Culper alleged that Archer has failed to provide FAA-compliant flight footage despite public claims and questioned the timing of its marketing push, coinciding with high-profile media appearances by CEO Adam Goldstein. Archer denied the claims, describing Culper as "not a credible institution," and blamed the attack on short-selling motives.
Whether justified or not, the fundamental question remains whether companies can deliver on their ambitious timelines and cost projections.
Final approach?
The 2025 Paris Air Show marks a turning point: the conversation is no longer about whether eVTOLs are possible, but whether the business models as sold to airlines, investors and the public can hold up in the real world.
The technology is maturing. The aircraft are real. But so are the costs, the certification hurdles, and the infrastructure dependencies. The future of eVTOLs may well arrive, just not on the timeline or ticket price many have promised.

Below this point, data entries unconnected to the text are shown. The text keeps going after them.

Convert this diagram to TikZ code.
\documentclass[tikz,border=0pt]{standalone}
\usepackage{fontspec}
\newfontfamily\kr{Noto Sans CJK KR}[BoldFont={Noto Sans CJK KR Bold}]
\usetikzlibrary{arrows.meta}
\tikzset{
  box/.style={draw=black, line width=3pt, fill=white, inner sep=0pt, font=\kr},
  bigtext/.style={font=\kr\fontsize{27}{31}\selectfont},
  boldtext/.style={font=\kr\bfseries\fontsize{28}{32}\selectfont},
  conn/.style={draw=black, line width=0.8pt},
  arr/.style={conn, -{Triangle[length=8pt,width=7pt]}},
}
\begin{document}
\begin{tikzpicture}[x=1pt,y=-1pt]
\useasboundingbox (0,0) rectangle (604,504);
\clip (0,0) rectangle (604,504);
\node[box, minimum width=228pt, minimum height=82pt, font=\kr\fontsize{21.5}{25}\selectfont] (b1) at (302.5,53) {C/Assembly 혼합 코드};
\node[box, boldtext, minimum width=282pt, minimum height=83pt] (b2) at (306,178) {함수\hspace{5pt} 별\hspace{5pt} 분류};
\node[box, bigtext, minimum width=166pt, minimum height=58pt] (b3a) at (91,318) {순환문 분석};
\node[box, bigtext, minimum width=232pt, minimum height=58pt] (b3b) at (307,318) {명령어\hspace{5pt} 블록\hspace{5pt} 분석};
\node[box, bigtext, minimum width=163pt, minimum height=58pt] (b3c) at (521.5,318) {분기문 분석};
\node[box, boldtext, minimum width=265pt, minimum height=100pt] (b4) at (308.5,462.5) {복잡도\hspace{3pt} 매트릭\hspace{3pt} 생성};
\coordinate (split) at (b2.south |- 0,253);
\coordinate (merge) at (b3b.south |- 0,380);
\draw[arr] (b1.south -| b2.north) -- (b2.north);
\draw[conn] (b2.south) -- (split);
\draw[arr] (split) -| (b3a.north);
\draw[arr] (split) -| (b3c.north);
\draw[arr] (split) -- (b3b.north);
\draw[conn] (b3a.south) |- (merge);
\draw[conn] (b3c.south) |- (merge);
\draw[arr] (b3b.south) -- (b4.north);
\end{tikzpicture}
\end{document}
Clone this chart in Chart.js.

Meanwhile, alternative approaches are gaining traction. Companies like Electra, featured in our new book "Sustainability in the Air: Volume Two," are pursuing hybrid-electric ultra-short takeoff and landing aircraft that promise many of the same benefits: Point-to-point connectivity, reduced emissions, access to smaller airfields, but with potentially lower costs and fewer certification hurdles than their vertical-lift counterparts.
With over 2,200 orders and certification under existing Part 23 regulations rather than new eVTOL frameworks, such models may offer a more pragmatic path to transforming regional and commuter aviation.
As a result, the question for the eVTOL industry is whether the unique advantages of vertical flight justify the complexity and cost, or whether the market will ultimately favour simpler, more conventional solutions that achieve similar outcomes.